The panel included Arnold M. Eisen, chancellor of the Jewish Theological Seminary; Shuly Rubin Schwartz, author of "The Rabbi’s Wife: The Rebbetzin in American Jewish Life" and dean of the Albert A. List College of Jewish Studies at JTS; and Rabbi Alan Silverstein of Cong. Agudath Israel in Caldwell.

Schwartz, opening the panel, said that one aspect that stands out in "The Jewish Americans" is that the range of opportunities to be involved in Jewish life is "enormous."

"Each Jew has the possibility to choose from so many options and try to find his or her place in the American Jewish landscape," she said. Although this is fulfilling, she added, it is also scary, because it involves choice, which means "we can opt out or opt in."

Silverstein, on the other hand, said that the "single one most important issue" in America has been the separation between Church and State, which has enabled religion to thrive. There has been a breakdown in religious leadership in England, Italy, and Israel but "we see its great strength in America. Jews have benefited tremendously and we should try very hard to preserve that."

Speaking about Jewish identity, Eisen said that young Jews are traumatized by the Holocaust and Jewish history and, despite how positive things are for Jews in America, some Jews expect to see anti-Semitism here in their lifetimes.
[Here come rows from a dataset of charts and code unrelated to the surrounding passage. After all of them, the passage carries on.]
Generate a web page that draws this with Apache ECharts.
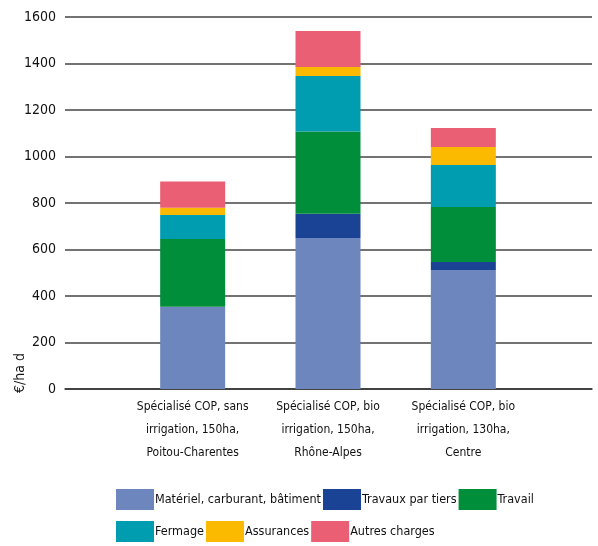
<!DOCTYPE html>
<html><head><meta charset="utf-8">
<script src="https://cdn.jsdelivr.net/npm/echarts@6/dist/echarts.min.js"></script>
<style>html,body{margin:0;padding:0;background:#fff}#c{width:598px;height:546px}</style>
</head><body><div id="c"></div>
<script>
const categories = ["Spécialisé COP, sans\nirrigation, 150ha,\nPoitou-Charentes", "Spécialisé COP, bio\nirrigation, 150ha,\nRhône-Alpes", "Spécialisé COP, bio\nirrigation, 130ha,\nCentre"];
const seriesNames = ["Matériel, carburant, bâtiment", "Travaux par tiers", "Travail", "Fermage", "Assurances", "Autres charges"];
const materiel = [354, 650, 512];
const travaux = [0, 104, 34];
const travail = [291, 353, 237];
const fermage = [103, 239, 180];
const assurances = [32, 39, 78];
const autres = [112, 155, 82];
const yTicks = [0, 200, 400, 600, 800, 1000, 1200, 1400, 1600];
const yName = "€/ha d";

const colors = ["#6d86bd", "#1a4396", "#008e3a", "#009cb0", "#fbb900", "#eb5f74"];
const values = [materiel, travaux, travail, fermage, assurances, autres];
const FONT = "'DejaVu Sans Condensed', 'Liberation Sans Narrow', sans-serif";

const legendCommon = {
  left: 111, itemWidth: 38, itemHeight: 21, itemGap: 2, icon: 'rect',
  textStyle: {fontFamily: FONT, fontSize: 12.5, color: '#111', padding: [8, 0, 0, -4]}
};

const chart = echarts.init(document.getElementById('c'), null, {renderer: 'canvas'});
chart.setOption({
  animation: false,
  color: colors,
  grid: [
    {left: 65, right: 6, top: 17, bottom: 157},
    {left: 125, right: 67, top: 17, bottom: 157}
  ],
  xAxis: [
    {gridIndex: 0, type: 'category', data: [''], axisLine: {lineStyle: {color: '#333', width: 1.5}}, axisTick: {show: false}, axisLabel: {show: false}},
    {gridIndex: 1, type: 'category', data: categories, axisLine: {show: false}, axisTick: {show: false},
     axisLabel: {fontFamily: FONT, fontSize: 12, color: '#111', lineHeight: 23, margin: 6, interval: 0}}
  ],
  yAxis: [
    {gridIndex: 0, type: 'value', min: yTicks[0], max: yTicks[yTicks.length-1], interval: 200,
     axisLine: {show: false}, axisTick: {show: false},
     axisLabel: {fontFamily: FONT, fontSize: 14, color: '#111', margin: 9, formatter: v => String(v)},
     splitLine: {lineStyle: {color: '#444', width: 1.5}}},
    {gridIndex: 1, type: 'value', min: yTicks[0], max: yTicks[yTicks.length-1], interval: 200, show: false}
  ],
  legend: [
    Object.assign({top: 484, data: seriesNames.slice(0, 3)}, legendCommon),
    Object.assign({top: 516, data: seriesNames.slice(3)}, legendCommon)
  ],
  graphic: [{
    type: 'text', x: 13, y: 393, rotation: Math.PI/2,
    style: {text: yName, font: "14px " + FONT, fill: '#111', textAlign: 'left', textVerticalAlign: 'top'}
  }],
  series: seriesNames.map((n, i) => ({
    name: n, type: 'bar', stack: 'total', xAxisIndex: 1, yAxisIndex: 1,
    barWidth: 65, data: values[i], itemStyle: {color: colors[i], borderWidth: 0}
  }))
});
</script></body></html>
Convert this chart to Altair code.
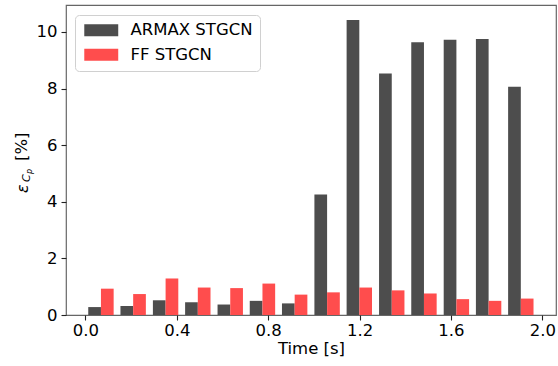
import altair as alt
import pandas as pd

# Time stamps of each group (centre between the two bars) and the errors per model
times = [0.068, 0.209, 0.351, 0.492, 0.634, 0.775, 0.916,
         1.058, 1.199, 1.341, 1.482, 1.624, 1.765, 1.906]
armax_err = [0.28, 0.32, 0.52, 0.45, 0.37, 0.50, 0.41,
             4.26, 10.42, 8.53, 9.63, 9.72, 9.75, 8.06]
ff_err = [0.93, 0.74, 1.29, 0.97, 0.95, 1.11, 0.72,
          0.80, 0.97, 0.87, 0.76, 0.56, 0.50, 0.58]
series = ["ARMAX STGCN", "FF STGCN"]
colors = ["#4d4d4d", "#ff4d4d"]
x_ticks = [0.0, 0.4, 0.8, 1.2, 1.6, 2.0]
y_ticks = [0, 2, 4, 6, 8, 10]

BAR_W = 0.0556
FONT = "DejaVu Sans"
FS = 16.5

rows = []
for t, a, f in zip(times, armax_err, ff_err):
    rows.append({"series": series[0], "x0": t - BAR_W, "x1": t, "err": a})
    rows.append({"series": series[1], "x0": t, "x1": t + BAR_W, "err": f})
df = pd.DataFrame(rows)

bars = alt.Chart(df).mark_bar(opacity=1).encode(
    x=alt.X("x0:Q",
            scale=alt.Scale(domain=[-0.085, 2.06], nice=False, zero=False),
            axis=alt.Axis(values=x_ticks, format=".1f", title="Time [s]",
                          grid=False, domain=False, tickSize=5,
                          tickColor="#222", tickWidth=1.1,
                          labelPadding=2, titlePadding=2)),
    x2="x1:Q",
    y=alt.Y("err:Q",
            scale=alt.Scale(domain=[0, 10.95], nice=False),
            axis=alt.Axis(values=y_ticks, format="d", title=None,
                          grid=False, domain=False, tickSize=5,
                          tickColor="#222", tickWidth=1.1, labelPadding=4)),
    y2=alt.datum(0),
    color=alt.Color("series:N",
                    scale=alt.Scale(domain=series, range=colors),
                    legend=alt.Legend(
                        title=None, orient="none", legendX=9, legendY=10,
                        direction="vertical", fillColor="white",
                        strokeColor="#d0d0d0", cornerRadius=4, padding=7,
                        labelFont=FONT, labelFontSize=FS, labelColor="black",
                        symbolType="M-2.83,-1L2.83,-1L2.83,1L-2.83,1Z",
                        symbolSize=144, symbolStrokeWidth=0, symbolOpacity=1,
                        symbolOffset=11, labelOffset=21, rowPadding=7.5)),
)

# y-axis title ε_{C_p} [%], built from pieces so the subscripts can shrink
def ytext(txt, px, py, size, italic=True):
    return alt.Chart(pd.DataFrame({"t": [txt]})).mark_text(
        angle=270, align="left", baseline="alphabetic", font=FONT,
        fontSize=size, fontStyle="italic" if italic else "normal",
        color="black",
    ).encode(text="t:N", x=alt.value(px), y=alt.value(py))

title_parts = [
    ytext("ε", -38, 188, 16),
    ytext("C", -36, 177, 11),
    ytext("p", -34, 169, 8),
    ytext("[%]", -39, 156, FS, italic=False),
]

chart = alt.layer(bars, *title_parts).properties(
    width=490, height=310,
    autosize=alt.AutoSizeParams(type="none"),
    padding={"left": 66, "top": 5, "right": 2, "bottom": 51},
).configure_view(
    stroke="#666", strokeWidth=1.2
).configure_axis(
    labelFont=FONT, labelFontSize=FS, labelColor="black",
    titleFont=FONT, titleFontSize=FS, titleColor="black",
    titleFontWeight="normal",
)

chart.save("out.html", embed_options={"renderer": "svg", "actions": False})
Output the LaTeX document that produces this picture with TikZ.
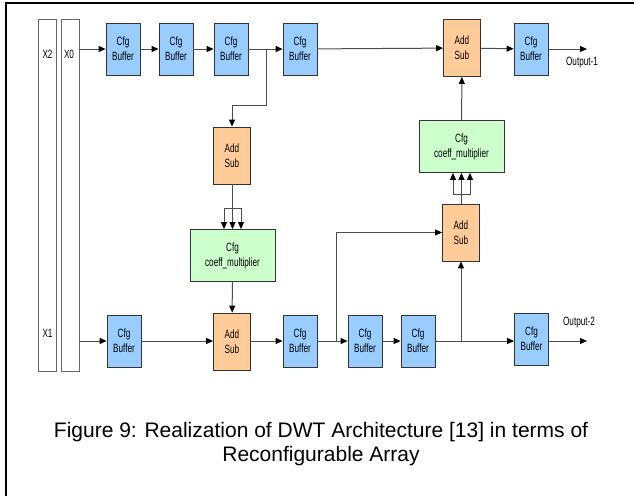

Today, he said, "you had better give people a good reason to be Jewish [and] we can’t simply say it is because our grandparents were Jews or because we lost too many people in the Holocaust."

Young Jews, he added, "aren’t sure about this tribal thing and, in fact, are upset by it. Some kids see [being urged] to marry another Jew as racist."

He said that he, like most people at the gathering, wants to have children and grandchildren who are Jewish, but he wouldn’t be disappointed if they end up living in another country and don’t have the liberties and privileges that America offers.

The panel followed JTS’s ‘008 New Jersey regional dinner, in which community leaders Jack and Lynne Hendler of Closter and Rabbi Joel Roth of Englewood, professor of Talmud and Jewish law at the seminary, were honored.

The Hendlers received the Erich Holzer Community Service Award. Roth, an expert on Jewish law, received the Rabbi Louis Finkelstein Rabbinic Leadership Award, named for a former chancellor of the seminary.